Any failure of flowline components on site may interrupt fracturing, potentially reducing its effectiveness and inevitably increasing the amount of time required to complete the operation. Catastrophic failure may endanger service personnel. Thus, flowline components must be certified and periodically recertified as complying with rated specifications. The harsh operating conditions to which they are exposed, however, may cause damage or weakening of the components which is difficult to detect, such as fatigue stress and microscopic fracturing. Thus, flow iron typically must be inspected off-site.
It also will be appreciated that, especially on the high-pressure side of the system, if a connection fails, large quantities of fluid can be ejected at very high pressures, causing the components to move violently and potentially injure workers. Thus, various restraint systems are employed to restrict movement of components in the event a connection fails. The most common form of restraint system uses strips or belts of fabric, usually incorporating Kevlar or other high strength fibers. The fabric belts are wound around both sides of the connection. If the connection fails, the wound fabric will restrict movement of the formerly connected components.

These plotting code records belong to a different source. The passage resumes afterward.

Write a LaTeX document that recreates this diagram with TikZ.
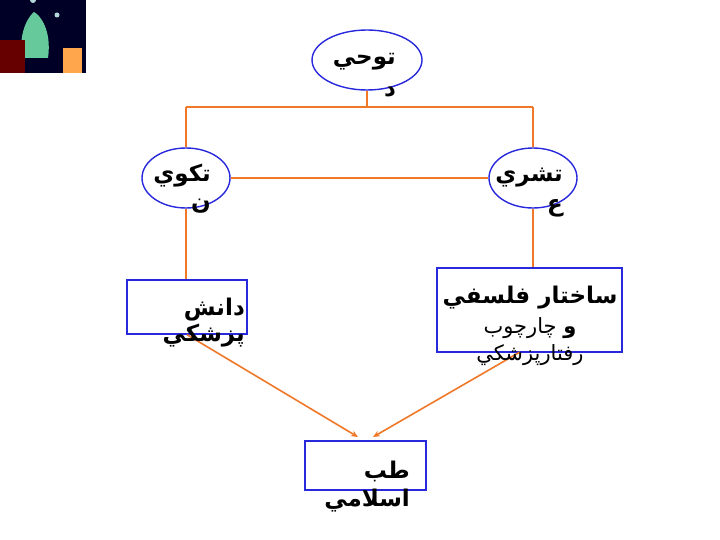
\documentclass[tikz,border=0pt]{standalone}
\usepackage{fontspec}
\newfontfamily\arabicfont[Script=Arabic]{DejaVu Sans}
\TeXXeTstate=1
\usetikzlibrary{shapes.geometric,arrows.meta}
\definecolor{ln}{RGB}{240,120,40}
\definecolor{bx}{RGB}{40,40,220}
\tikzset{x=1pt,y=-1pt,
 ell/.style={draw=bx,line width=1.4pt,fill=white},
 rbox/.style={draw=bx,line width=1.4pt,fill=white},
 conn/.style={draw=ln,line width=1.6pt},
 arr/.style={conn,-{Stealth[length=7pt,width=6pt]}},
 txt/.style={font=\arabicfont\bfseries\fontsize{23}{23}\selectfont,inner sep=0pt,anchor=east},
 txtn/.style={font=\arabicfont\fontsize{21}{21}\selectfont,inner sep=0pt}}
\begin{document}
\begin{tikzpicture}
\useasboundingbox (0,0) rectangle (720,540);
% photo
\fill[black!85!blue] (0,0) rectangle (86,73);
\fill[teal!70!green!60] (22,58) .. controls (18,30) and (30,15) .. (34,12) .. controls (40,15) and (52,30) .. (48,58) -- cycle;
\fill[red!40!black] (0,73) rectangle (25,40);
\fill[orange!70] (63,73) rectangle (82,48);
\fill[white!70!teal] (33,0) circle (3);
\fill[white!70!teal] (57,15) circle (2.5);
% lines
\coordinate (hl) at (186,107); \coordinate (hr) at (533,107); \coordinate (hm) at (367,107);
\node[ell,ellipse,minimum width=110pt,minimum height=60pt] (t) at (367,60) {};
\node[ell,ellipse,minimum width=88pt,minimum height=60pt] (k) at (186,178) {};
\node[ell,ellipse,minimum width=88pt,minimum height=60pt] (s) at (533,178) {};
\node[rbox,minimum width=120pt,minimum height=54pt] (d) at (187,307) {};
\node[rbox,minimum width=185pt,minimum height=84pt] (f) at (529.5,310) {};
\node[rbox,minimum width=121pt,minimum height=49pt] (e) at (365.5,465.5) {};
\draw[conn] (t.south) -- (hm);
\draw[conn] (hl) -- (hr);
\draw[conn] (hl) -- (k.north);
\draw[conn] (hr) -- (s.north);
\draw[conn] (k.east) -- (s.west);
\draw[conn] (k.south) -- (k.south |- d.north);
\draw[conn] (s.south) -- (f.north -| s.south);
\draw[arr] (d.south) -- (358,437);
\draw[arr] (520,352) -- (373,437);
% texts
\node[txt] at (396,62) {\beginR توحي\endR};
\node[txt] at (396,92) {\beginR د\endR};
\node[txt] at (211,176) {\beginR تكوي\endR};
\node[txt] at (211,206) {\beginR ن\endR};
\node[txt] at (563,178) {\beginR تشري\endR};
\node[txt] at (563,208) {\beginR ع\endR};
\node[txt] at (245,310) {\beginR دانش\endR};
\node[txt] at (245,336) {\beginR پزشکي\endR};
\node[txt,anchor=center] at (530,298) {\beginR ساختار فلسفي\endR};
\node[txtn] at (530,328) {\beginR{\bfseries و} چارچوب\endR};
\node[txtn] at (530,355) {\beginR رفتارپزشكي\endR};
\node[txt] at (410,471) {\beginR طب\endR};
\node[txt] at (410,501) {\beginR اسلامي\endR};
\end{tikzpicture}
\end{document}
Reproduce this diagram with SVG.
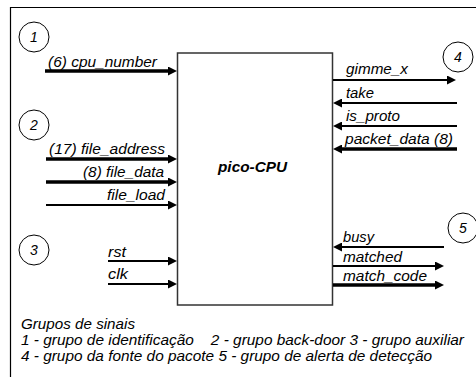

Finally, the cost of repeatedly recertifying or replacing components can add significantly to operating costs of the system. Thus, high-pressure flowline components are required to endure extremely abrasive fluids flowing at extremely high pressures and rates and, hopefully, to do so over an extended service life.
The statements in this section are intended to provide background information related to the invention disclosed and claimed herein. Such information may or may not constitute prior art. It will be appreciated from the foregoing, however, that there remains a need for new and improved high-pressure flowline unions and methods for connecting flowline components. Such disadvantages and others inherent in the prior art are addressed by various aspects and embodiments of the subject invention.